* [WRITTEN INSTRUCTION] Reproduce all the lines exactly as they stand, apart from the pictures.

>> begin MATERIAL FOR THIS TASK

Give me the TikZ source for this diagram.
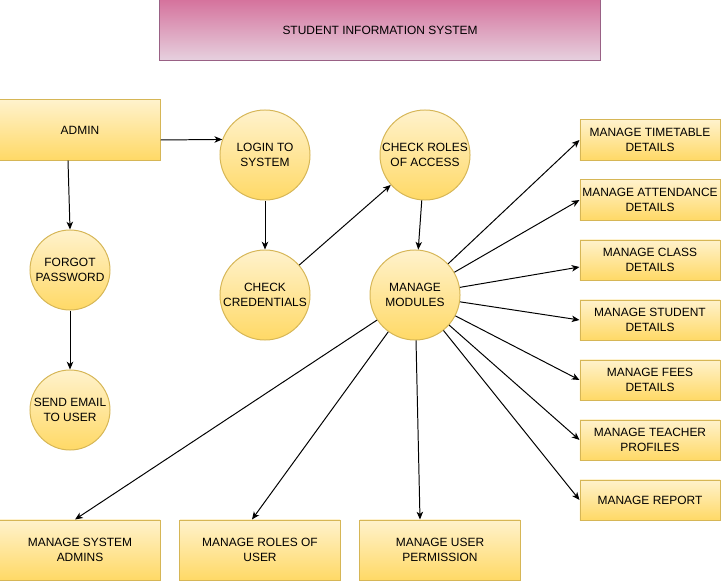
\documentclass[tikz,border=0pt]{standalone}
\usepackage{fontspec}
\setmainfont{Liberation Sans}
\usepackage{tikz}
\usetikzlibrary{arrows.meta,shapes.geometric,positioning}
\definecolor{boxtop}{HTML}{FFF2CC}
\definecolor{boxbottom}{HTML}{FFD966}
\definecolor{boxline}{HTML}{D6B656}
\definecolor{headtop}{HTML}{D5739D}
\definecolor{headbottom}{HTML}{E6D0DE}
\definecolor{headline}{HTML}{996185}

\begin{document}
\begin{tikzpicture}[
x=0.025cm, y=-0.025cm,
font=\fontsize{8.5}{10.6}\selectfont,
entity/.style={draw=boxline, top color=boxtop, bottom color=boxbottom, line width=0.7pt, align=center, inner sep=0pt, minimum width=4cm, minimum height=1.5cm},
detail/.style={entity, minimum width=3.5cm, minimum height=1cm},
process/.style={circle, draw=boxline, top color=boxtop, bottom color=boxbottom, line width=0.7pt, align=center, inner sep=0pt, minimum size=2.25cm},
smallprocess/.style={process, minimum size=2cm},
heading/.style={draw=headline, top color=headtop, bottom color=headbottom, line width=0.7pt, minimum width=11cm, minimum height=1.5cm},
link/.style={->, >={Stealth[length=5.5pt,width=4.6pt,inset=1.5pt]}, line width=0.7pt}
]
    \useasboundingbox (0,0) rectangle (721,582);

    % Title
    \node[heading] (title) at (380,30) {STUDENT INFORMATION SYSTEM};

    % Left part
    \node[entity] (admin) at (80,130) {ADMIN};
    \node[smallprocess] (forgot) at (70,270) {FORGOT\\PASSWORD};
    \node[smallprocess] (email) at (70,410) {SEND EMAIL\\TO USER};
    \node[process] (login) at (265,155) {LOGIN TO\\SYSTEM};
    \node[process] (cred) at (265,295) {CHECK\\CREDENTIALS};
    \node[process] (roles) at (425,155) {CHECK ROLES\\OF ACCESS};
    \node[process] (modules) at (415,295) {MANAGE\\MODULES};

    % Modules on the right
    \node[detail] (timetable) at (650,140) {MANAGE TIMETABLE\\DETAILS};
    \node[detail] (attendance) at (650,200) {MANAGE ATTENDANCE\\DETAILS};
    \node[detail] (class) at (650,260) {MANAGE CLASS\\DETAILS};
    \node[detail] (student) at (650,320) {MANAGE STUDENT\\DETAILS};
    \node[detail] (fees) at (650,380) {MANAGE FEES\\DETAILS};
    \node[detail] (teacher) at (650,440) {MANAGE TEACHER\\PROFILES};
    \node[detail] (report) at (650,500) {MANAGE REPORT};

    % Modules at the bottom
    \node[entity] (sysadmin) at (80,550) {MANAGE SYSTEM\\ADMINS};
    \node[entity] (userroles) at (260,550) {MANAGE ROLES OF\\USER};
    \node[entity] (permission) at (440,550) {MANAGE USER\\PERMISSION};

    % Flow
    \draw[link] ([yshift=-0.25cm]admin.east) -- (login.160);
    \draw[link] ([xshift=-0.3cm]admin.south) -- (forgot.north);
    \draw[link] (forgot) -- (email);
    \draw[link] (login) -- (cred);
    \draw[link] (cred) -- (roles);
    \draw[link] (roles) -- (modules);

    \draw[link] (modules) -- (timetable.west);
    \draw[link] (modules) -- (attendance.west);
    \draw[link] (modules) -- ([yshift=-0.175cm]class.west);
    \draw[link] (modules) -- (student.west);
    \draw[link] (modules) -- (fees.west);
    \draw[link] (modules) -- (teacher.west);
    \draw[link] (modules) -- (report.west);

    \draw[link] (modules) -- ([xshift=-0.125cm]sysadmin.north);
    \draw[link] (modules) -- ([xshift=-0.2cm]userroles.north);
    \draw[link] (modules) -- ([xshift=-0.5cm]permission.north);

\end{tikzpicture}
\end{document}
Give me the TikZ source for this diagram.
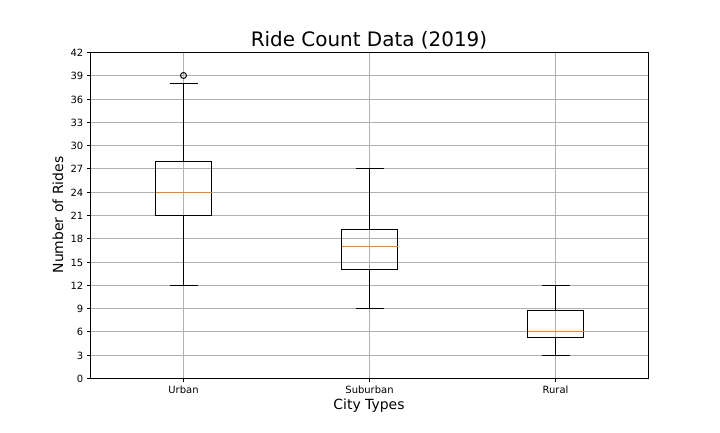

>> end MATERIAL FOR THIS TASK

* [EXERCISE SOLUTION]
Give me the TikZ source for this diagram.
\documentclass[tikz,border=0pt]{standalone}
\usepackage{fontspec}
\setmainfont{Liberation Sans}
\usepackage{tikz}
\usetikzlibrary{arrows.meta,shapes.geometric,positioning}
\definecolor{boxtop}{HTML}{FFF2CC}
\definecolor{boxbottom}{HTML}{FFD966}
\definecolor{boxline}{HTML}{D6B656}
\definecolor{headtop}{HTML}{D5739D}
\definecolor{headbottom}{HTML}{E6D0DE}
\definecolor{headline}{HTML}{996185}

\begin{document}
\begin{tikzpicture}[
x=0.025cm, y=-0.025cm,
font=\fontsize{8.5}{10.6}\selectfont,
entity/.style={draw=boxline, top color=boxtop, bottom color=boxbottom, line width=0.7pt, align=center, inner sep=0pt, minimum width=4cm, minimum height=1.5cm},
detail/.style={entity, minimum width=3.5cm, minimum height=1cm},
process/.style={circle, draw=boxline, top color=boxtop, bottom color=boxbottom, line width=0.7pt, align=center, inner sep=0pt, minimum size=2.25cm},
smallprocess/.style={process, minimum size=2cm},
heading/.style={draw=headline, top color=headtop, bottom color=headbottom, line width=0.7pt, minimum width=11cm, minimum height=1.5cm},
link/.style={->, >={Stealth[length=5.5pt,width=4.6pt,inset=1.5pt]}, line width=0.7pt}
]
    \useasboundingbox (0,0) rectangle (721,582);

    % Title
    \node[heading] (title) at (380,30) {STUDENT INFORMATION SYSTEM};

    % Left part
    \node[entity] (admin) at (80,130) {ADMIN};
    \node[smallprocess] (forgot) at (70,270) {FORGOT\\PASSWORD};
    \node[smallprocess] (email) at (70,410) {SEND EMAIL\\TO USER};
    \node[process] (login) at (265,155) {LOGIN TO\\SYSTEM};
    \node[process] (cred) at (265,295) {CHECK\\CREDENTIALS};
    \node[process] (roles) at (425,155) {CHECK ROLES\\OF ACCESS};
    \node[process] (modules) at (415,295) {MANAGE\\MODULES};

    % Modules on the right
    \node[detail] (timetable) at (650,140) {MANAGE TIMETABLE\\DETAILS};
    \node[detail] (attendance) at (650,200) {MANAGE ATTENDANCE\\DETAILS};
    \node[detail] (class) at (650,260) {MANAGE CLASS\\DETAILS};
    \node[detail] (student) at (650,320) {MANAGE STUDENT\\DETAILS};
    \node[detail] (fees) at (650,380) {MANAGE FEES\\DETAILS};
    \node[detail] (teacher) at (650,440) {MANAGE TEACHER\\PROFILES};
    \node[detail] (report) at (650,500) {MANAGE REPORT};

    % Modules at the bottom
    \node[entity] (sysadmin) at (80,550) {MANAGE SYSTEM\\ADMINS};
    \node[entity] (userroles) at (260,550) {MANAGE ROLES OF\\USER};
    \node[entity] (permission) at (440,550) {MANAGE USER\\PERMISSION};

    % Flow
    \draw[link] ([yshift=-0.25cm]admin.east) -- (login.160);
    \draw[link] ([xshift=-0.3cm]admin.south) -- (forgot.north);
    \draw[link] (forgot) -- (email);
    \draw[link] (login) -- (cred);
    \draw[link] (cred) -- (roles);
    \draw[link] (roles) -- (modules);

    \draw[link] (modules) -- (timetable.west);
    \draw[link] (modules) -- (attendance.west);
    \draw[link] (modules) -- ([yshift=-0.175cm]class.west);
    \draw[link] (modules) -- (student.west);
    \draw[link] (modules) -- (fees.west);
    \draw[link] (modules) -- (teacher.west);
    \draw[link] (modules) -- (report.west);

    \draw[link] (modules) -- ([xshift=-0.125cm]sysadmin.north);
    \draw[link] (modules) -- ([xshift=-0.2cm]userroles.north);
    \draw[link] (modules) -- ([xshift=-0.5cm]permission.north);

\end{tikzpicture}
\end{document}
Give me the TikZ source for this diagram.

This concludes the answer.